(Records with drawing code)

-=-=-=-=-

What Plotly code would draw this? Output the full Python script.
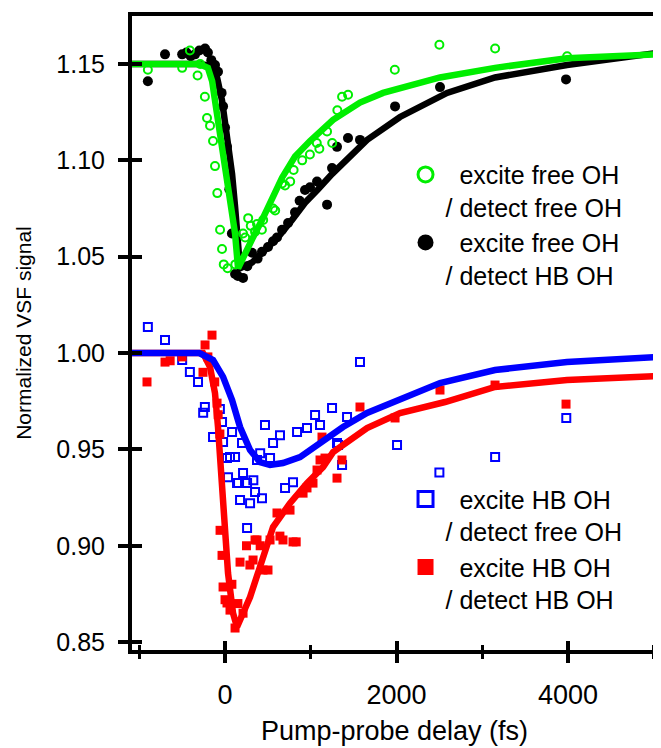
import plotly.graph_objects as go

# ---------------- data ----------------
# excite free OH / detect free OH  (green open circles)
green_x = [-900, -500, -410, -320, -290, -235, -210, -175, -140, -117, -90, -58, -35, -15, 30, 120,
           210, 235, 270, 300, 350, 373, 430, 445, 560, 585, 665, 700, 760, 800, 900, 990, 1070, 1100,
           1190, 1250, 1310, 1365, 1435, 1980, 2500, 3150, 3990]
green_y = [1.147, 1.148, 1.157, 1.144, 1.150, 1.133, 1.122, 1.118, 1.110, 1.097, 1.083, 1.064, 1.054,
           1.046, 1.044, 1.046, 1.062, 1.060, 1.070, 1.066, 1.063, 1.067, 1.064, 1.069, 1.075, 1.074,
           1.088, 1.087, 1.089, 1.095, 1.100, 1.103, 1.109, 1.106, 1.115, 1.109, 1.126, 1.133, 1.134,
           1.147, 1.160, 1.158, 1.154]

# excite free OH / detect HB OH  (black filled circles)
black_x = [-900, -700, -500, -450, -400, -350, -300, -233, -200, -160, -117, -82, -40, -23, 0, 23, 50,
           80, 117, 150, 210, 260, 315, 380, 431, 501, 560, 606, 665, 735, 816, 870, 933, 991, 1073,
           1190, 1248, 1306, 1434, 1574, 1983, 2507, 3977]
black_y = [1.141, 1.155, 1.155, 1.156, 1.154, 1.155, 1.157, 1.158, 1.156, 1.152, 1.1495, 1.146, 1.135,
           1.128, 1.117, 1.107, 1.085, 1.062, 1.041, 1.040, 1.039, 1.045, 1.052, 1.049, 1.0525, 1.055,
           1.058, 1.060, 1.064, 1.0675, 1.073, 1.079, 1.0846, 1.086, 1.089, 1.077, 1.096, 1.107,
           1.1116, 1.1106, 1.128, 1.138, 1.142]

# excite HB OH / detect free OH  (blue open squares)
blue_x = [-900, -700, -500, -410, -315, -235, -255, -140, -60, -35, -23, 23, 35, 58, 82, 117, 140, 152,
          175, 198, 210, 257, 257, 292, 330, 350, 373, 410, 431, 466, 525, 560, 641, 700, 793, 840, 956,
          1050, 1108, 1248, 1306, 1318, 1365, 1423, 1574, 2006, 2500, 3150, 3980]
blue_y = [1.0135, 1.0068, 0.9964, 0.9901, 0.985, 0.972, 0.969, 0.9564, 0.971, 0.9642, 0.9538, 0.9455,
          0.9356, 0.946, 0.959, 0.946, 0.9325, 0.9325, 0.9237, 0.9533, 0.9377, 0.9325, 0.9092, 0.9221,
          0.934, 0.9279, 0.9445, 0.948, 0.9247, 0.9626, 0.9455, 0.9533, 0.9574, 0.930, 0.933, 0.959,
          0.9611, 0.9678, 0.9626, 0.9715, 0.9533, 0.9523, 0.9419, 0.9668, 0.9953, 0.9523, 0.938,
          0.946, 0.9663]

# excite HB OH / detect HB OH  (red filled squares)
red_x = [-910, -700, -640, -500, -257, -233, -200, -152, -120, -93, -80, -60, -58, -35, -23, 0, 23, 58,
         80, 117, 150, 175, 210, 250, 290, 327, 350, 373, 410, 443, 501, 525, 606, 640, 676, 758, 793,
         830, 910, 956, 1026, 1073, 1108, 1131, 1166, 1306, 1364, 1574, 1983, 2507, 3149, 3977]
red_y = [0.985, 0.9953, 0.996, 0.998, 0.990, 1.0042, 0.998, 1.0093, 0.985, 0.974, 0.968, 0.958, 0.908,
         0.895, 0.8786, 0.872, 0.8703, 0.8666, 0.880, 0.8573, 0.870, 0.8915, 0.865, 0.900, 0.890,
         0.8926, 0.903, 0.903, 0.900, 0.8874, 0.8874, 0.903, 0.917, 0.905, 0.903, 0.9185, 0.902,
         0.902, 0.9273, 0.930, 0.9325, 0.9393, 0.9445, 0.9564, 0.9455, 0.9351, 0.9445, 0.972,
         0.9663, 0.9808, 0.9834, 0.9735]

# fitted curves
green_fit_x = [-1085, -300, -200, -150, -117, -58, 0, 58, 117, 152, 220, 315, 431, 548, 665, 816, 991,
               1260, 1574, 1843, 2040, 2507, 3149, 3988, 5038]
green_fit_y = [1.150, 1.150, 1.148, 1.141, 1.131, 1.114, 1.0965, 1.079, 1.062, 1.044, 1.051, 1.059,
               1.069, 1.081, 1.091, 1.102, 1.110, 1.121, 1.130, 1.135, 1.1375, 1.143, 1.148, 1.153, 1.155]

black_fit_x = [-1085, -300, -150, -93, -35, 23, 82, 117, 175, 315, 466, 618, 781, 933, 1085, 1250, 1656,
               2041, 2589, 3149, 3988, 5038]
black_fit_y = [1.150, 1.150, 1.149, 1.143, 1.131, 1.114, 1.093, 1.076, 1.044, 1.047, 1.0535, 1.060,
               1.069, 1.078, 1.085, 1.093, 1.1106, 1.1225, 1.135, 1.143, 1.1495, 1.1557]

blue_fit_x = [-1085, -300, -140, -23, 82, 175, 292, 408, 525, 676, 875, 1108, 1376, 1656, 2041, 2507,
              3149, 3988, 5038]
blue_fit_y = [1.000, 1.000, 0.9964, 0.9876, 0.9756, 0.9616, 0.9497, 0.9434, 0.9419, 0.9429, 0.946,
              0.9533, 0.9616, 0.9689, 0.9756, 0.9844, 0.9912, 0.9953, 0.998]

red_fit_x = [-1085, -300, -257, -175, -117, -82, -47, -23, 35, 93, 140, 292, 431, 560, 758, 956, 1143,
             1260, 1656, 2041, 2566, 3149, 3988, 5038]
red_fit_y = [1.0, 1.0, 1.0, 0.9927, 0.9792, 0.9616, 0.9393, 0.9201, 0.8858, 0.8651, 0.8578, 0.8734,
             0.8926, 0.9097, 0.9221, 0.9325, 0.9408, 0.9486, 0.9611, 0.9689, 0.9746, 0.9824, 0.986,
             0.9881]

legend_names = [
    "\u00a0\u00a0excite free OH<br>/ detect free OH",
    "\u00a0\u00a0excite free OH<br>/ detect HB OH",
    "\u00a0\u00a0excite HB OH<br>/ detect free OH",
    "\u00a0\u00a0excite HB OH<br>/ detect HB OH",
]

x_title = "Pump-probe delay (fs)"
y_title = "Normalized VSF signal"
x_range = [-1085, 5038]
y_range = [0.8459, 1.1749]
y_ticks = [0.85, 0.90, 0.95, 1.00, 1.05, 1.10, 1.15]
y_ticktext = ["0.85", "0.90", "0.95", "1.00", "1.05", "1.10", "1.15"]

GREEN = "#00ee00"
BLACK = "#000000"
BLUE = "#0000ff"
RED = "#ff0000"
FONT = "Liberation Sans, Arial, Helvetica, sans-serif"

fig = go.Figure()

# lower pair
fig.add_trace(go.Scatter(x=blue_x, y=blue_y, mode="markers", showlegend=False,
                         marker=dict(symbol="square-open", size=8, color=BLUE, line=dict(width=2, color=BLUE))))
fig.add_trace(go.Scatter(x=red_x, y=red_y, mode="markers", showlegend=False,
                         marker=dict(symbol="square", size=9, color=RED, line=dict(width=0))))
fig.add_trace(go.Scatter(x=red_fit_x, y=red_fit_y, mode="lines", showlegend=False,
                         line=dict(color=RED, width=6.5)))
fig.add_trace(go.Scatter(x=blue_fit_x, y=blue_fit_y, mode="lines", showlegend=False,
                         line=dict(color=BLUE, width=6.5)))

# upper pair
fig.add_trace(go.Scatter(x=black_x, y=black_y, mode="markers", showlegend=False,
                         marker=dict(symbol="circle", size=10, color=BLACK, line=dict(width=0))))
fig.add_trace(go.Scatter(x=black_fit_x, y=black_fit_y, mode="lines", showlegend=False,
                         line=dict(color=BLACK, width=6.5)))
fig.add_trace(go.Scatter(x=green_x, y=green_y, mode="markers", showlegend=False,
                         marker=dict(symbol="circle-open", size=8, color=GREEN, line=dict(width=2, color=GREEN))))
fig.add_trace(go.Scatter(x=green_fit_x, y=green_fit_y, mode="lines", showlegend=False,
                         line=dict(color=GREEN, width=6.5)))

# legend keys
fig.add_trace(go.Scatter(x=[None], y=[None], mode="markers", name=legend_names[0], legend="legend",
                         marker=dict(symbol="circle-open", size=15, color=GREEN, line=dict(width=3, color=GREEN))))
fig.add_trace(go.Scatter(x=[None], y=[None], mode="markers", name=legend_names[1], legend="legend",
                         marker=dict(symbol="circle", size=16, color=BLACK)))
fig.add_trace(go.Scatter(x=[None], y=[None], mode="markers", name=legend_names[2], legend="legend2",
                         marker=dict(symbol="square-open", size=15, color=BLUE, line=dict(width=3, color=BLUE))))
fig.add_trace(go.Scatter(x=[None], y=[None], mode="markers", name=legend_names[3], legend="legend2",
                         marker=dict(symbol="square", size=16, color=RED)))

# empty trace to carry the overlay axes (inner halves of the crossing ticks)
fig.add_trace(go.Scatter(x=[], y=[], xaxis="x2", yaxis="y2", showlegend=False, hoverinfo="skip"))

legend_common = dict(xanchor="left", yanchor="top", bgcolor="rgba(0,0,0,0)", borderwidth=0,
                     valign="top", font=dict(family=FONT, size=25, color="black"),
                     itemwidth=30, tracegroupgap=0, itemclick=False)

# note: the page body adds an 8px offset, so margins are shifted accordingly
fig.update_layout(
    width=661, height=748,
    margin=dict(l=124, r=12, t=8, b=106, autoexpand=False),
    paper_bgcolor="white", plot_bgcolor="white",
    font=dict(family=FONT, color="black"),
    legend=dict(x=0.521, y=0.786, **legend_common),
    legend2=dict(x=0.521, y=0.274, **legend_common),
    xaxis=dict(range=x_range, showgrid=False, zeroline=False,
               showline=True, linewidth=4, linecolor="black", mirror=True,
               tick0=0, dtick=2000, ticks="outside", ticklen=9, tickwidth=4, tickcolor="black",
               minor=dict(tick0=0, dtick=1000, ticks="outside", ticklen=5, tickwidth=3, tickcolor="black"),
               tickfont=dict(family=FONT, size=27), ticklabelstandoff=9,
               title=dict(text=x_title, font=dict(family=FONT, size=27), standoff=13)),
    yaxis=dict(range=y_range, showgrid=False, zeroline=False,
               showline=True, linewidth=4, linecolor="black", mirror=True,
               tickvals=y_ticks, ticktext=y_ticktext,
               ticks="outside", ticklen=10, tickwidth=4, tickcolor="black",
               tickfont=dict(family=FONT, size=25), ticklabelstandoff=8,
               title=dict(text=y_title, font=dict(family=FONT, size=21), standoff=20)),
    xaxis2=dict(range=x_range, overlaying="x", anchor="y", side="bottom", showgrid=False, zeroline=False,
                showline=False, showticklabels=False,
                tick0=0, dtick=2000, ticks="inside", ticklen=9, tickwidth=4, tickcolor="black",
                minor=dict(tick0=0, dtick=1000, ticks="inside", ticklen=5, tickwidth=3, tickcolor="black")),
    yaxis2=dict(range=y_range, overlaying="y", anchor="x", side="left", showgrid=False, zeroline=False,
                showline=False, showticklabels=False,
                tickvals=y_ticks, ticks="inside", ticklen=10, tickwidth=4, tickcolor="black"),
)

fig.write_html("out.html")
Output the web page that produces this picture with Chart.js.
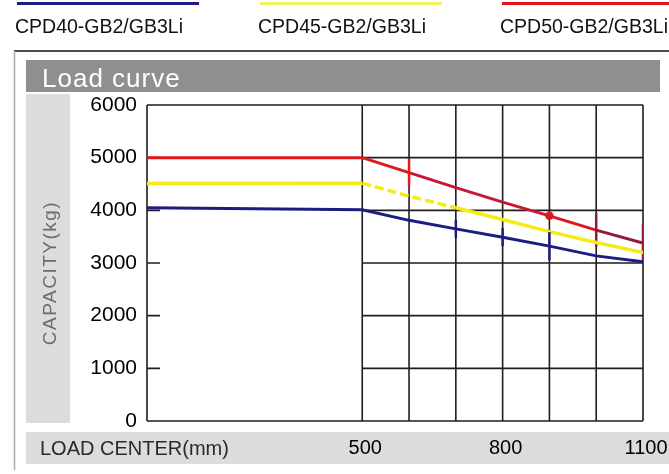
<!DOCTYPE html>
<html>
<head>
<meta charset="utf-8">
<script src="https://cdn.jsdelivr.net/npm/chart.js@4.4.0/dist/chart.umd.min.js"></script>
<style>
  html, body { margin: 0; padding: 0; background: #fff; }
  #wrap { width: 669px; height: 474px; }
</style>
</head>
<body>
<div id="wrap"><canvas id="loadChart" width="669" height="474"></canvas></div>
<script>
// load centre (mm) and rated capacity (kg)
const loadCenters = [0, 500, 600, 700, 800, 900, 1000, 1100];
const cpd40 = [4055, 4010, 3810, 3648, 3490, 3320, 3135, 3025];
const cpd45 = [4510, 4515, 4270, 4048, 3825, 3595, 3390, 3200];
const cpd50 = [5000, 5000, 4715, 4432, 4155, 3895, 3625, 3380];
const seriesNames = ['CPD40-GB2/GB3Li', 'CPD45-GB2/GB3Li', 'CPD50-GB2/GB3Li'];
const yTicks = [0, 1000, 2000, 3000, 4000, 5000, 6000];
const xGridTicks = [500, 600, 700, 800, 900, 1000, 1100];
const xTickLabels = [500, 800, 1100];

const toPoints = vals => vals.map((v, i) => ({ x: loadCenters[i], y: v }));

const redSegColors = ['#e8141c', '#e01820', '#c81832', '#c41a36', '#cc1834', '#e2161e', '#921a3c'];
// little vertical marks seen on the scanned curve
const blueMarks = [0, 0, 0, 9, 9, 14, 0, 0];
const redMarks = [0, 0, 14, 0, 0, 3, 17, 19];
const redMarkColors = ['#e8141c', '#e8141c', '#e01820', '#e8141c', '#e8141c', '#e01820', '#921a3c', '#921a3c'];

const FONT = '"Liberation Sans", Arial, sans-serif';

// panel, title bar, grey strips and legend
const panelPlugin = {
    id: 'panel',
    beforeDraw(chart, args, opts) {
        const { ctx, width, height } = chart;
        ctx.save();
        ctx.fillStyle = '#fff';
        ctx.fillRect(0, 0, width, height);

        // frame
        ctx.strokeStyle = '#111';
        ctx.lineWidth = 1.5;
        ctx.beginPath();
        ctx.moveTo(14, 51);
        ctx.lineTo(width, 51);
        ctx.stroke();
        ctx.strokeStyle = '#a8a8a8';
        ctx.beginPath();
        ctx.moveTo(14.5, 51);
        ctx.lineTo(14.5, 470);
        ctx.stroke();

        // title bar
        ctx.fillStyle = '#8f8f8f';
        ctx.fillRect(26, 60, 634, 32);
        ctx.fillStyle = '#fff';
        ctx.font = '26px ' + FONT;
        ctx.letterSpacing = '1px';
        ctx.textBaseline = 'alphabetic';
        ctx.fillText('Load curve', 42, 87);

        // y strip
        ctx.fillStyle = '#dcdcdc';
        ctx.fillRect(26, 94, 44, 329);
        ctx.save();
        ctx.translate(56, 273);
        ctx.rotate(-Math.PI / 2);
        ctx.fillStyle = '#6c6c6c';
        ctx.font = '19px ' + FONT;
        ctx.letterSpacing = '1.5px';
        ctx.textAlign = 'center';
        ctx.fillText('CAPACITY(kg)', 0, 0);
        ctx.restore();

        // x band
        ctx.fillStyle = '#dcdcdc';
        ctx.fillRect(26, 432, width - 26, 32);
        ctx.fillStyle = '#2a2a2a';
        ctx.font = '20px ' + FONT;
        ctx.letterSpacing = '0px';
        ctx.textAlign = 'left';
        ctx.fillText('LOAD CENTER(mm)', 40, 455);

        // legend: a line above each name
        chart.data.datasets.forEach((ds, i) => {
            const x0 = opts.legendX[i];
            ctx.strokeStyle = opts.legendColors[i];
            ctx.lineWidth = 3;
            ctx.beginPath();
            ctx.moveTo(x0 + 2, 3.5);
            ctx.lineTo(Math.min(x0 + 184, width), 3.5);
            ctx.stroke();
            ctx.fillStyle = '#111';
            ctx.font = '19.5px ' + FONT;
            ctx.fillText(ds.label, x0, 33);
        });
        ctx.restore();
    },
    beforeDatasetsDraw(chart) {
        const { ctx, scales: { x, y }, chartArea: a } = chart;
        ctx.save();
        ctx.strokeStyle = '#1e1e1e';
        ctx.lineWidth = 1.6;
        const x500 = x.getPixelForValue(500);
        ctx.beginPath();
        yTicks.forEach(v => {
            const py = y.getPixelForValue(v);
            if (v === 0 || v === 6000) {
                ctx.moveTo(a.left, py); ctx.lineTo(a.right, py);
            } else {
                ctx.moveTo(x500, py); ctx.lineTo(a.right, py);
                ctx.moveTo(a.left, py); ctx.lineTo(a.left + 13, py);
            }
        });
        ctx.moveTo(a.left, a.top); ctx.lineTo(a.left, a.bottom);
        xGridTicks.forEach(v => {
            const px = x.getPixelForValue(v);
            ctx.moveTo(px, a.top); ctx.lineTo(px, a.bottom);
        });
        ctx.stroke();
        ctx.restore();
    }
};
Chart.register(panelPlugin);

const ctx = document.getElementById('loadChart').getContext('2d');
new Chart(ctx, {
    type: 'line',
    data: {
        datasets: [
            {
                label: seriesNames[0], data: toPoints(cpd40), borderColor: '#1c1c82', borderWidth: 3, tension: 0,
                pointStyle: 'line', rotation: 90, pointRadius: blueMarks, pointBorderWidth: 2.5, pointBorderColor: '#1c1c82'
            },
            {
                label: seriesNames[1], data: toPoints(cpd45), borderColor: '#f4ec18', borderWidth: 3.5, pointRadius: 0, tension: 0,
                segment: { borderDash: c => (c.p0DataIndex === 1 || c.p0DataIndex === 2) ? [9, 4] : [] }
            },
            {
                label: seriesNames[2], data: toPoints(cpd50), borderColor: '#e8141c', borderWidth: 3, tension: 0,
                pointStyle: redMarks.map(r => r === 3 ? 'circle' : 'line'),
                rotation: 90, pointRadius: redMarks, pointBorderWidth: 2.5,
                pointBorderColor: redMarkColors, pointBackgroundColor: redMarkColors,
                segment: { borderColor: c => redSegColors[c.p0DataIndex] }
            }
        ]
    },
    options: {
        responsive: false,
        animation: false,
        events: [],
        layout: { padding: { left: 67, right: 26, top: 105, bottom: 0 } },
        scales: {
            x: {
                type: 'linear',
                min: 40,
                max: 1100,
                afterBuildTicks: s => { s.ticks = xGridTicks.map(v => ({ value: v })); },
                afterFit: s => { s.height = 53; s.paddingLeft = 0; s.paddingRight = 0; },
                grid: { display: false, drawTicks: false },
                border: { display: false },
                ticks: {
                    autoSkip: false,
                    maxRotation: 0,
                    padding: 15,
                    labelOffset: 3,
                    color: '#000',
                    font: { family: FONT, size: 20 },
                    callback: v => xTickLabels.includes(v) ? String(v) : ''
                }
            },
            y: {
                min: 0,
                max: 6000,
                afterBuildTicks: s => { s.ticks = yTicks.map(v => ({ value: v })); },
                afterFit: s => { s.width = 80; s.paddingTop = 0; s.paddingBottom = 0; },
                grid: { display: false, drawTicks: false },
                border: { display: false },
                ticks: {
                    padding: 10,
                    color: '#000',
                    font: { family: FONT, size: 21 },
                    callback: v => String(v)
                }
            }
        },
        plugins: {
            legend: { display: false },
            tooltip: { enabled: false },
            panel: {
                legendX: [15, 258, 500],
                legendColors: ['#1c1c82', '#f4f060', '#e8141c']
            }
        }
    }
});
</script>
</body>
</html>
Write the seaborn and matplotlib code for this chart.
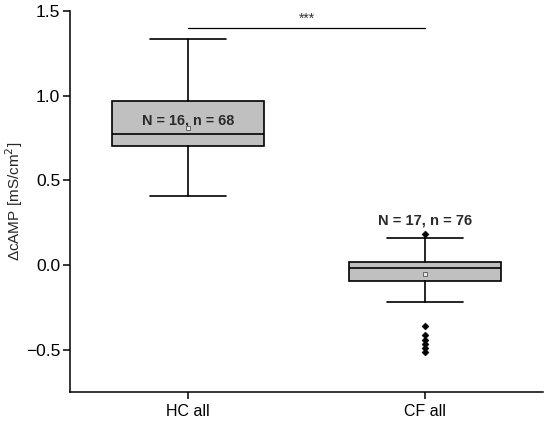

-=-=-=-=-

■ EXERCISE AIM:
Repeat only the lines from the one with "Output the web" down to the one with "const xTickLabels = [500, 800, 1100];", word for word and both included, and leave the pictures out.

■ SOLUTION TO THIS TASK:
Output the web page that produces this picture with Chart.js.
<!DOCTYPE html>
<html>
<head>
<meta charset="utf-8">
<script src="https://cdn.jsdelivr.net/npm/chart.js@4.4.0/dist/chart.umd.min.js"></script>
<style>
  html, body { margin: 0; padding: 0; background: #fff; }
  #wrap { width: 669px; height: 474px; }
</style>
</head>
<body>
<div id="wrap"><canvas id="loadChart" width="669" height="474"></canvas></div>
<script>
// load centre (mm) and rated capacity (kg)
const loadCenters = [0, 500, 600, 700, 800, 900, 1000, 1100];
const cpd40 = [4055, 4010, 3810, 3648, 3490, 3320, 3135, 3025];
const cpd45 = [4510, 4515, 4270, 4048, 3825, 3595, 3390, 3200];
const cpd50 = [5000, 5000, 4715, 4432, 4155, 3895, 3625, 3380];
const seriesNames = ['CPD40-GB2/GB3Li', 'CPD45-GB2/GB3Li', 'CPD50-GB2/GB3Li'];
const yTicks = [0, 1000, 2000, 3000, 4000, 5000, 6000];
const xGridTicks = [500, 600, 700, 800, 900, 1000, 1100];
const xTickLabels = [500, 800, 1100];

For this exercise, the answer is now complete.